Essentially, the Dark Mountain proposal is that every civilization in history has collapsed. Ours will be no different – “human civilisation is an intensely fragile construction,” as the manifesto reads. Climate change, resource depletion, species loss, are all accelerating, driven by a growth model of economics and the guiding mythology of progress. The environmental and social justice campaigns are out to call us back from this brink of course. If we can just fix this, stop doing that, everything will be okay and we can carry on.

That’s where the Dark Mountain movement disagrees. “We do not believe that everything will be fine,” they maintain – ‘sustainability’ in the sense of tweaking our lifestyles for the long term, is an impossible goal. “We are still wired to an idea of history in which the future will be an upgraded version of the present,” and the green movement is just as much a part of the myth, calling for new technologies and ecological restraint. But it is too late. The system cannot change itself, and we are on the brink of collapse. Is it time we acknowledged that?

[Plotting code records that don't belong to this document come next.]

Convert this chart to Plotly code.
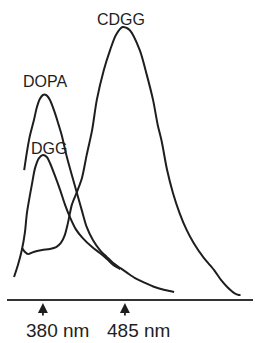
import plotly.graph_objects as go

# Wavelength (nm) and relative fluorescence intensity (CDGG peak = 100)
cdgg_wl = [353, 357, 361, 368, 379, 389, 397, 403, 408, 412, 417, 423.5, 430, 436, 443, 449, 458, 466,
           473.5, 482, 491, 504, 513, 521, 527, 532, 539, 546.5, 555, 564, 573, 586, 599, 608, 616, 625, 631, 633]
cdgg_i = [18.8, 17.3, 16.5, 17.3, 18.0, 18.4, 19.1, 20.6, 23.5, 27.9, 34.6, 39.3, 44.5, 52.9, 62.1, 73.2, 84.2, 91.5,
          97.1, 100, 98.9, 91.5, 82.4, 73.2, 64.0, 58.1, 47.4, 39.0, 31.6, 25.4, 20.6, 15.1, 10.7, 7.0, 4.4, 2.2, 1.5, 1.5]

dopa_wl = [356, 359.5, 363, 368.5, 372, 376, 380, 384, 389, 394, 399, 404, 411, 417, 423.5, 430, 436, 444,
           453, 462, 470, 479, 488, 498, 511, 523, 536, 548]
dopa_i = [47.4, 54.0, 59.6, 65.8, 70.2, 73.5, 75.0, 75.0, 73.2, 69.5, 65.1, 60.3, 51.8, 45.6, 39.0, 32.4, 26.5, 21.7,
          18.0, 15.4, 13.2, 11.4, 9.6, 7.7, 5.9, 4.4, 3.3, 2.6]

dgg_wl = [343, 348, 353, 357, 359.5, 366, 370, 375, 380, 385, 389, 395, 402, 408, 415, 422, 431, 443,
          453, 462, 470, 479]
dgg_i = [8.1, 12.5, 18.0, 24.6, 31.6, 42.3, 48.2, 51.8, 52.9, 52.2, 50.0, 45.6, 40.1, 34.9, 29.8, 25.7, 22.4, 19.1,
         16.9, 14.7, 12.5, 11.0]

curve_names = ["CDGG", "DOPA", "DGG"]
label_wl = [480, 382.6, 387.7]
label_i = [102.6, 80.1, 55.5]

marker_wl = [380, 485]
marker_text = ["380 nm", "485 nm"]
marker_text_wl = [399, 503]

INK = "#1e1e1e"
FONT = "Liberation Sans, Arial, sans-serif"

fig = go.Figure()
for wl, inten, name in [(cdgg_wl, cdgg_i, "CDGG"), (dopa_wl, dopa_i, "DOPA"), (dgg_wl, dgg_i, "DGG")]:
    fig.add_trace(go.Scatter(x=wl, y=inten, mode="lines", name=name,
                             line=dict(color=INK, width=2, shape="spline", smoothing=0.8),
                             hoverinfo="x+y+name"))

for name, x, y in zip(curve_names, label_wl, label_i):
    fig.add_annotation(x=x, y=y, xref="x", yref="y", text=name, showarrow=False,
                       font=dict(family=FONT, size=16, color=INK))

PLOT_H = 343 - 10 - 44
for wl, txt, twl in zip(marker_wl, marker_text, marker_text_wl):
    fig.add_annotation(x=wl, y=-4 / PLOT_H, xref="x", yref="paper", text="", showarrow=True,
                       ax=0, ay=14, arrowhead=2, arrowsize=1.1, arrowwidth=1.8, arrowcolor=INK)
    fig.add_annotation(x=twl, y=-31 / PLOT_H, xref="x", yref="paper", text=txt, showarrow=False,
                       yanchor="middle", font=dict(family=FONT, size=19, color=INK))

fig.update_layout(
    width=255, height=343, autosize=False,
    margin=dict(l=7, r=2, t=10, b=44, pad=0),
    paper_bgcolor="white", plot_bgcolor="white",
    showlegend=False,
    xaxis=dict(range=[334, 649], showgrid=False, zeroline=False, showticklabels=False, ticks="",
               showline=True, linewidth=2, linecolor="#333333"),
    yaxis=dict(range=[0, 106.25], showgrid=False, zeroline=False, showticklabels=False, ticks="",
               showline=False),
)

fig.write_html("out.html", config={"displayModeBar": False},
               post_script="document.body.style.margin='0';document.body.style.overflow='hidden';")
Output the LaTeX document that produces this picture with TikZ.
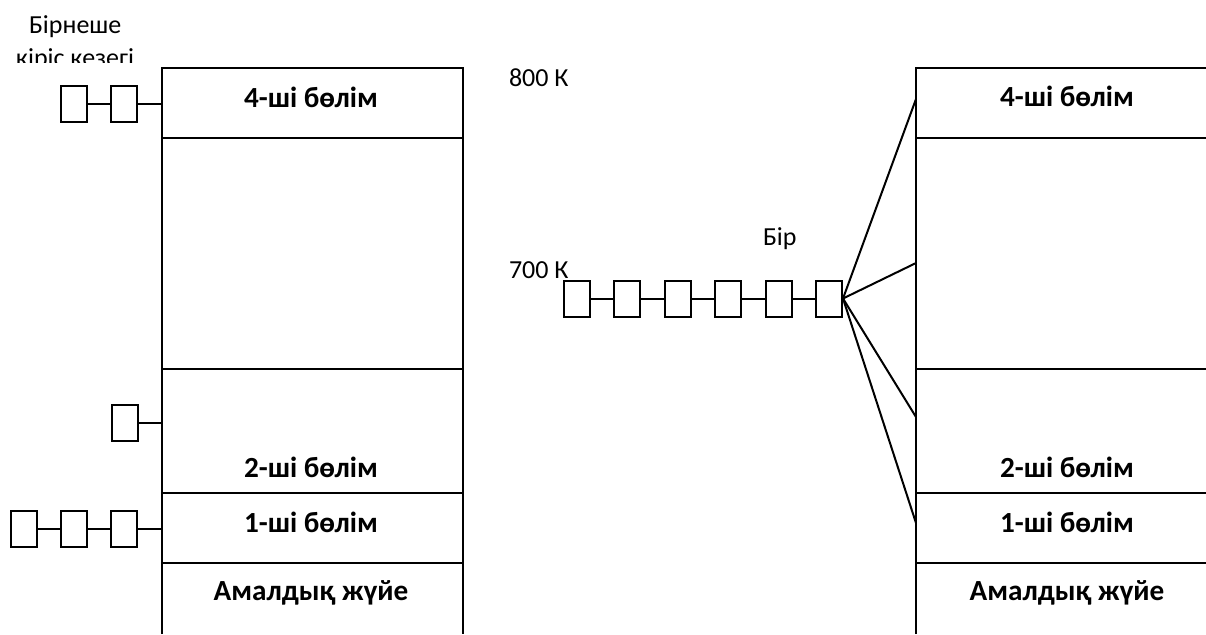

“Secretly, we all think we are doomed” says the manifesto. We cope with it by carrying on, not looking down, silencing the difficult questions both within ourselves and in the public sphere. The Dark Mountain network says “it is time to look down.”

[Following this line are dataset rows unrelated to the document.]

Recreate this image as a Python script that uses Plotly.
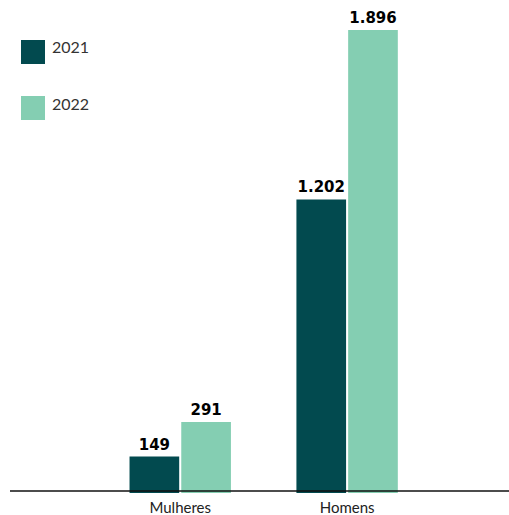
import plotly.graph_objects as go

categories = ["Mulheres", "Homens"]
series_names = ["2021", "2022"]
values_2021 = [149, 1202]
values_2022 = [291, 1896]
colors = ["#024a4f", "#84ceb2"]

fig = go.Figure()
for name, vals, col in zip(series_names, [values_2021, values_2022], colors):
    fig.add_trace(go.Bar(
        x=categories, y=vals, name=name, marker=dict(color=col, line=dict(width=0)),
        texttemplate="%{y:,}", textposition="outside", cliponaxis=False,
        textfont=dict(family="DejaVu Sans", size=15, color="#000000", weight="bold"),
        showlegend=False,
    ))

PW, PH = 499, 483  # plot area size in px
# legend drawn as squares + labels
for i, (name, col) in enumerate(zip(series_names, colors)):
    fig.add_shape(type="rect", xref="paper", yref="paper",
                  x0=(21 - 10) / PW, x1=(45 - 10) / PW,
                  y0=1 - (64 + 56 * i - 10) / PH, y1=1 - (40 + 56 * i - 10) / PH,
                  fillcolor=col, line=dict(width=0))
    fig.add_annotation(xref="paper", yref="paper", x=(50 - 10) / PW,
                       y=1 - (47 + 56 * i - 10) / PH, text=name, showarrow=False,
                       xanchor="left", yanchor="middle",
                       font=dict(family="Lato", size=16, color="#333333"))

# baseline
fig.add_shape(type="line", xref="paper", yref="y", x0=0, x1=1, y0=8, y1=8,
              line=dict(color="#111111", width=1.5))

fig.update_layout(
    width=509, height=515,
    margin=dict(l=10, r=0, t=10, b=22),
    paper_bgcolor="white", plot_bgcolor="white",
    barmode="group", bargap=0.38, bargroupgap=0.04,
    separators=",.",
    xaxis=dict(range=[-1.02, 1.97], showline=False, showgrid=False, zeroline=False,
               ticks="", ticklabelstandoff=4,
               tickfont=dict(family="Lato", size=15, color="#222222")),
    yaxis=dict(range=[0, 1978], visible=False, showgrid=False, zeroline=False),
)

fig.write_html("out.html", config={"displayModeBar": False},
               post_script="document.body.style.margin='0';")
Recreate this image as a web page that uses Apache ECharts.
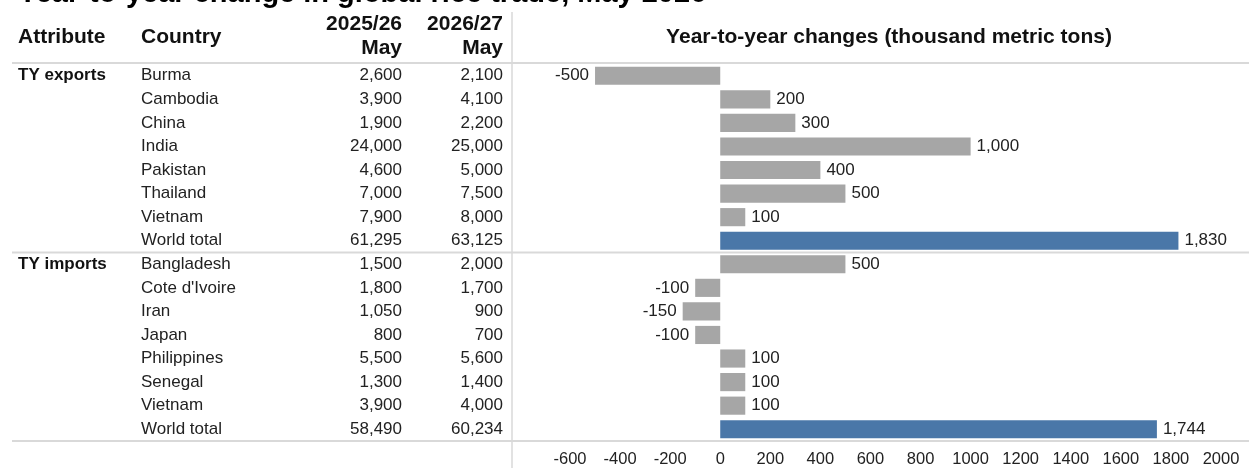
<!DOCTYPE html>
<html><head><meta charset="utf-8">
<script src="https://cdn.jsdelivr.net/npm/echarts@6/dist/echarts.min.js"></script>
<style>html,body{margin:0;padding:0;background:#fff}#c{width:1249px;height:468px}</style>
</head><body><div id="c"></div>
<script>
const titleText = 'Year-to-year change in global rice trade, May 2026';
const attributes = ['TY exports','','','','','','','','TY imports','','','','','','',''];
const countries = ['Burma','Cambodia','China','India','Pakistan','Thailand','Vietnam','World total',
  'Bangladesh',"Cote d'Ivoire",'Iran','Japan','Philippines','Senegal','Vietnam','World total'];
const may2526 = [2600,3900,1900,24000,4600,7000,7900,61295,1500,1800,1050,800,5500,1300,3900,58490];
const may2627 = [2100,4100,2200,25000,5000,7500,8000,63125,2000,1700,900,700,5600,1400,4000,60234];
const changes = [-500,200,300,1000,400,500,100,1830,500,-100,-150,-100,100,100,100,1744];
const totalRows = [7,15];
const xTicks = [-600,-400,-200,0,200,400,600,800,1000,1200,1400,1600,1800,2000];

const FONT = '"Liberation Sans", Arial, sans-serif';
const fmt = v => v.toLocaleString('en-US');
const GRID_LEFT = 570;
const chart = echarts.init(document.getElementById('c'), null, {renderer:'canvas'});

function catAxis(margin, align, formatter, extra) {
  return Object.assign({
    type:'category', data:countries, inverse:true, position:'left',
    axisLine:{show:false}, axisTick:{show:false}, splitLine:{show:false},
    axisLabel:{margin:margin, align:align, formatter:formatter, color:'#222',
      fontFamily:FONT, fontSize:17, interval:0}
  }, extra||{});
}

chart.setOption({
  animation:false,
  grid:{left:GRID_LEFT, right:28, top:64, bottom:27, containLabel:false},
  xAxis:{type:'value', min:xTicks[0], max:xTicks[xTicks.length-1], interval:200,
    axisLine:{show:false}, axisTick:{show:false}, splitLine:{show:false},
    axisLabel:{color:'#222', fontFamily:FONT, fontSize:16.5, margin:10, formatter:v=>String(v)}},
  yAxis:[
    catAxis(GRID_LEFT-141, 'left', (v,i)=>countries[i]),
    catAxis(GRID_LEFT-402, 'right', (v,i)=>fmt(may2526[i])),
    catAxis(GRID_LEFT-503, 'right', (v,i)=>fmt(may2627[i])),
    catAxis(GRID_LEFT-18, 'left', (v,i)=>attributes[i], {axisLabel:{margin:GRID_LEFT-18, align:'left',
      formatter:(v,i)=>attributes[i], color:'#111', fontWeight:'bold', fontFamily:FONT, fontSize:17, interval:0}})
  ],
  series:[{
    type:'bar', yAxisIndex:0, barWidth:'77%',
    data:changes.map((v,i)=>({value:v,
      itemStyle:{color: totalRows.includes(i) ? '#4a77a8' : '#a6a6a6'},
      label:{position: v<0 ? 'left' : 'right'}})),
    label:{show:true, distance:6, color:'#222', fontFamily:FONT, fontSize:17,
      formatter:p=>fmt(p.value)}
  }]
});

const yTop = chart.convertToPixel({yAxisIndex:0}, 0) ;
const yRow7 = chart.convertToPixel({yAxisIndex:0}, 7);
const yRow8 = chart.convertToPixel({yAxisIndex:0}, 8);
const yRow15 = chart.convertToPixel({yAxisIndex:0}, 15);
const half = (yRow8 - yRow7)/2;
const lineStyle = {stroke:'#d9d9d9', lineWidth:2};
const hdr = {fontFamily:FONT, fontWeight:'bold', fontSize:21, fill:'#111'};
chart.setOption({graphic:[
  {type:'line', shape:{x1:12,y1:yTop-half-1,x2:1249,y2:yTop-half-1}, style:lineStyle, silent:true},
  {type:'line', shape:{x1:12,y1:yRow7+half,x2:1249,y2:yRow7+half}, style:lineStyle, silent:true},
  {type:'line', shape:{x1:12,y1:yRow15+half,x2:1249,y2:yRow15+half}, style:lineStyle, silent:true},
  {type:'line', shape:{x1:512,y1:12,x2:512,y2:468}, style:{stroke:'#d9d9d9', lineWidth:1.5}, silent:true},
  {type:'text', x:18, y:-6, style:Object.assign({}, hdr, {text:titleText, fontSize:29, fill:'#000', textVerticalAlign:'middle'})},
  {type:'text', x:18, y:37, style:Object.assign({}, hdr, {text:'Attribute', textVerticalAlign:'middle'})},
  {type:'text', x:141, y:37, style:Object.assign({}, hdr, {text:'Country', textVerticalAlign:'middle'})},
  {type:'text', x:402, y:24, style:Object.assign({}, hdr, {text:'2025/26', textAlign:'right', textVerticalAlign:'middle'})},
  {type:'text', x:402, y:48, style:Object.assign({}, hdr, {text:'May', textAlign:'right', textVerticalAlign:'middle'})},
  {type:'text', x:503, y:24, style:Object.assign({}, hdr, {text:'2026/27', textAlign:'right', textVerticalAlign:'middle'})},
  {type:'text', x:503, y:48, style:Object.assign({}, hdr, {text:'May', textAlign:'right', textVerticalAlign:'middle'})},
  {type:'text', x:889, y:37, style:Object.assign({}, hdr, {text:'Year-to-year changes (thousand metric tons)', textAlign:'center', textVerticalAlign:'middle'})}
]});
</script></body></html>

In response, the Dark Mountain journal has collected together a series of works of what it called ‘Uncivilization writing’. This is writing that attempts to look beyond the collapse, to look unflinchingly at the possibility of the end of civilization. The false hope that characterises debate at the moment is a challenge to artists, writers and storytellers to re-shape it, speak honestly, and start looking deeper. There is a website and a network for discussion, and now a conference. It’s a growing discussion, and one that is controversial. Even the most depressing of environmental books has ‘the happy chapter’ at the end. “If you want to be loved,” they warn interested parties, “it might be best not to get involved.”

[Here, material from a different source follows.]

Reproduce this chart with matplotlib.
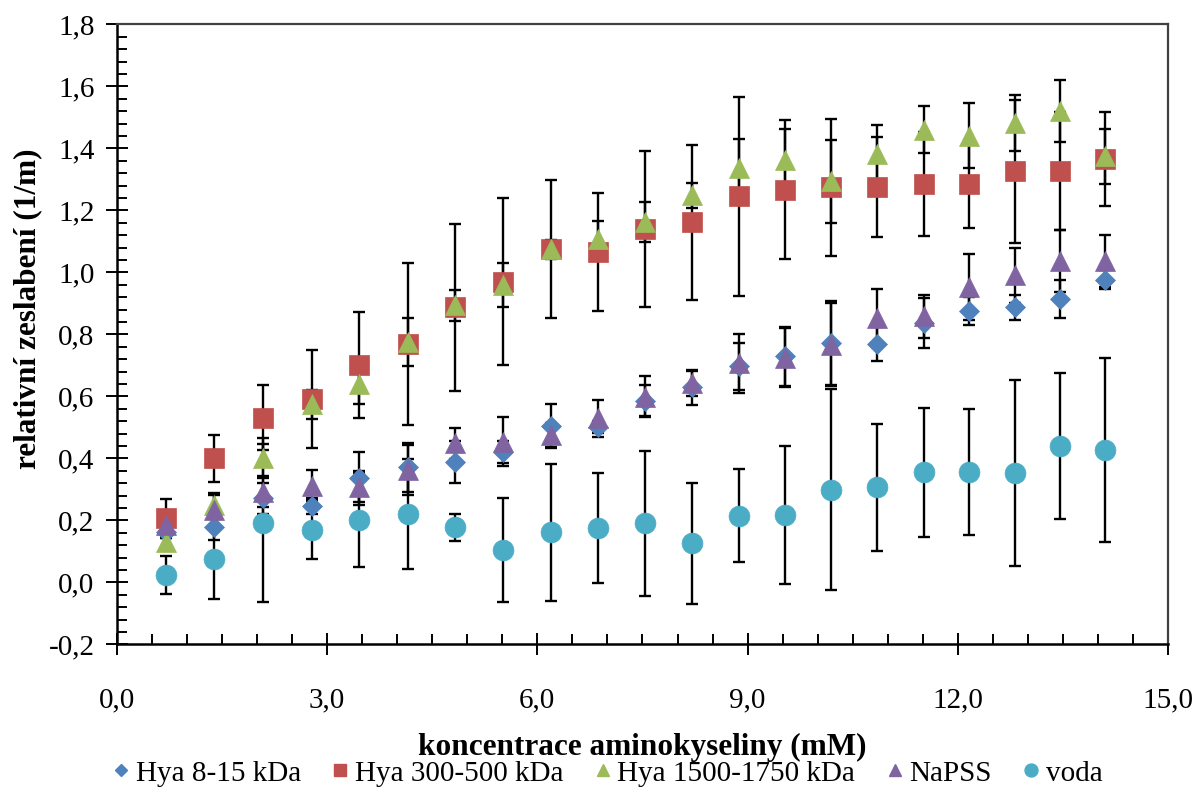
import matplotlib
matplotlib.use("Agg")
import matplotlib.pyplot as plt
from matplotlib.ticker import MultipleLocator, FuncFormatter
from matplotlib.lines import Line2D

# concentration (mM)
x = [0.70, 1.39, 2.08, 2.78, 3.46, 4.15, 4.83, 5.51, 6.19, 6.87, 7.54,
     8.20, 8.87, 9.53, 10.19, 10.85, 11.51, 12.16, 12.81, 13.46, 14.10]

hya_8_15 = [0.163, 0.177, 0.271, 0.246, 0.335, 0.371, 0.387, 0.421, 0.504, 0.502, 0.586,
            0.629, 0.697, 0.729, 0.772, 0.770, 0.836, 0.874, 0.887, 0.914, 0.976]
hya_8_15_err = [0.02, 0.04, 0.05, 0.025, 0.086, 0.08, 0.068, 0.035, 0.07, 0.02, 0.05,
                0.056, 0.076, 0.095, 0.135, 0.055, 0.08, 0.045, 0.04, 0.06, 0.03]

hya_300_500 = [0.206, 0.400, 0.531, 0.590, 0.701, 0.768, 0.887, 0.970, 1.075, 1.065, 1.140,
               1.161, 1.245, 1.267, 1.274, 1.274, 1.285, 1.285, 1.326, 1.326, 1.366]
hya_300_500_err = [0.064, 0.076, 0.104, 0.158, 0.17, 0.262, 0.27, 0.27, 0.223, 0.19, 0.253,
                   0.25, 0.32, 0.225, 0.22, 0.161, 0.167, 0.142, 0.23, 0.19, 0.152]

hya_1500_1750 = [0.131, 0.249, 0.400, 0.575, 0.640, 0.776, 0.894, 0.959, 1.074, 1.106, 1.163,
                 1.249, 1.336, 1.363, 1.293, 1.382, 1.460, 1.441, 1.482, 1.519, 1.374]
hya_1500_1750_err = [0.02, 0.04, 0.064, 0.047, 0.065, 0.077, 0.05, 0.07, 0.03, 0.06, 0.065,
                     0.04, 0.094, 0.10, 0.135, 0.094, 0.075, 0.105, 0.09, 0.10, 0.088]

napss = [0.185, 0.233, 0.292, 0.311, 0.308, 0.362, 0.448, 0.454, 0.475, 0.529, 0.599,
         0.642, 0.707, 0.724, 0.767, 0.853, 0.858, 0.952, 0.990, 1.037, 1.037]
napss_err = [0.02, 0.05, 0.05, 0.05, 0.05, 0.08, 0.05, 0.08, 0.04, 0.06, 0.065,
             0.04, 0.095, 0.095, 0.135, 0.093, 0.07, 0.107, 0.09, 0.10, 0.085]

voda = [0.024, 0.074, 0.190, 0.169, 0.201, 0.220, 0.177, 0.104, 0.161, 0.176, 0.190,
        0.126, 0.215, 0.218, 0.299, 0.307, 0.355, 0.355, 0.353, 0.439, 0.428]
voda_err = [0.062, 0.129, 0.255, 0.095, 0.153, 0.178, 0.045, 0.168, 0.22, 0.178, 0.234,
            0.195, 0.149, 0.222, 0.324, 0.205, 0.208, 0.203, 0.30, 0.235, 0.297]

labels = ["Hya 8-15 kDa", "Hya 300-500 kDa", "Hya 1500-1750 kDa", "NaPSS", "voda"]
series = [(hya_8_15, hya_8_15_err), (hya_300_500, hya_300_500_err),
          (hya_1500_1750, hya_1500_1750_err), (napss, napss_err), (voda, voda_err)]
colors = ["#4F81BD", "#C0504D", "#9BBB59", "#8064A2", "#4BACC6"]
markers = ["D", "s", "^", "^", "o"]
msizes = [10.5, 14.4, 15.0, 15.0, 15.0]

plt.rcParams['font.family'] = ['Liberation Serif', 'DejaVu Serif']

fig = plt.figure(figsize=(11.98, 7.90), dpi=100)
ax = fig.add_axes([0.0974, 0.1844, 0.9752 - 0.0974, 0.9692 - 0.1844])

for (vals, errs) in series:
    ax.errorbar(x, vals, yerr=errs, fmt='none', ecolor='black',
                elinewidth=1.7, capsize=4.5, capthick=1.7, zorder=2)

for (vals, errs), c, m, ms in zip(series, colors, markers, msizes):
    ax.plot(x, vals, linestyle='none', marker=m, ms=ms, color=c,
            mec=c, mew=0.5, zorder=3)

ax.set_xlim(0, 15)
ax.set_ylim(-0.2, 1.8)
ax.xaxis.set_major_locator(MultipleLocator(3))
ax.xaxis.set_minor_locator(MultipleLocator(0.5))
ax.yaxis.set_major_locator(MultipleLocator(0.2))
ax.yaxis.set_minor_locator(MultipleLocator(0.04))

fmt = FuncFormatter(lambda v, p: ("%.1f" % v).replace(".", ",").replace("-0,0", "0,0"))
ax.xaxis.set_major_formatter(fmt)
ax.yaxis.set_major_formatter(fmt)

ax.tick_params(which='major', direction='inout', length=16, width=1.4,
               labelsize=21, colors='black')
ax.tick_params(which='minor', direction='in', length=7, width=1.4)
ax.tick_params(axis='x', which='major', pad=23)
ax.tick_params(axis='y', which='major', pad=8)

for side in ['left', 'bottom']:
    ax.spines[side].set_linewidth(1.8)
    ax.spines[side].set_color('black')
for side in ['top', 'right']:
    ax.spines[side].set_linewidth(1.6)
    ax.spines[side].set_color('#404040')

ax.set_xlabel("koncentrace aminokyseliny (mM)", fontsize=22.5, fontweight='bold', labelpad=14)
ax.set_ylabel("relativní zeslabení (1/m)", fontsize=22.5, fontweight='bold')
ax.yaxis.set_label_coords(-0.071, 0.542)

handles = [Line2D([], [], linestyle='none', marker=m, color=c, ms=ms * 0.62, mec=c)
           for c, m, ms in zip(colors, markers, msizes)]
fig.legend(handles, labels, loc='center', bbox_to_anchor=(0.507, 0.021), ncol=5,
           frameon=False, fontsize=21, handlelength=0.6, handletextpad=0.2,
           columnspacing=1.05, borderpad=0)

fig.savefig("out.png", dpi=100)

For some, this whole discussion is something of a betrayal. It sounds like giving up, letting the world go hang. I don’t think that’s the founder’s intentions, although it’s hard to tell how much of the idea is campaigner burnout rather than a real vision for something new.

So I’ll have to think about this one. Honesty is vital, and I welcome the call to truth telling. I also accept their critique of much environmental campaigning – so many online petitions and marches, so little achieved. The question of whether or not we can change resonates too. I don’t think it is too late to prevent the worst of climate change, although whether or not we will summon the will and overcome our own greed and selfishness is a very different thing. I’m involved in writing and campaigning because I believe some things can be changed, and hitting the wall at 98 miles and hour is still better than hitting it at 100. I’m involved in Transition Towns because the focus is on resilience, on being prepared. It’s an approach that builds for the future, whatever it may be. That probably puts my own philosophy somewhere halfway between the Dark Mountain crowd and the mainstream.

I’m interested to read some ‘Uncivilization writing’, and judge for myself. In the meantime, I’m inspired by a profound tradition and a different literature – that of prophetic resistance. “We must do what we conceive to be the right thing and not bother our heads or burden our souls with whether we’re going to be successful,” said E F Schumacher. “Let the lie come into the world” as Alexandr Solzhenitsyn said of communism, “but not through me”. “As for me and my house”, Joshua told the apostate Israelites, “we will serve the Lord.”

The future is uncertain, and we all get to choose how we respond. Denial is perhaps the most popular choice, with wishful thinking a close second. Anger and despondency remain, and then there’s hope. In some ways the final outcome is not important. We can attempt to second-guess the future and work out how we should act, or there’s a simpler question – what’s the right thing to do? The world may be a smoking wreck in 50 years time, this is true. If it is, I want to know that I did everything I could to prevent it. It may be too late to steer away from the rapids, but I’ll be paddling anyway.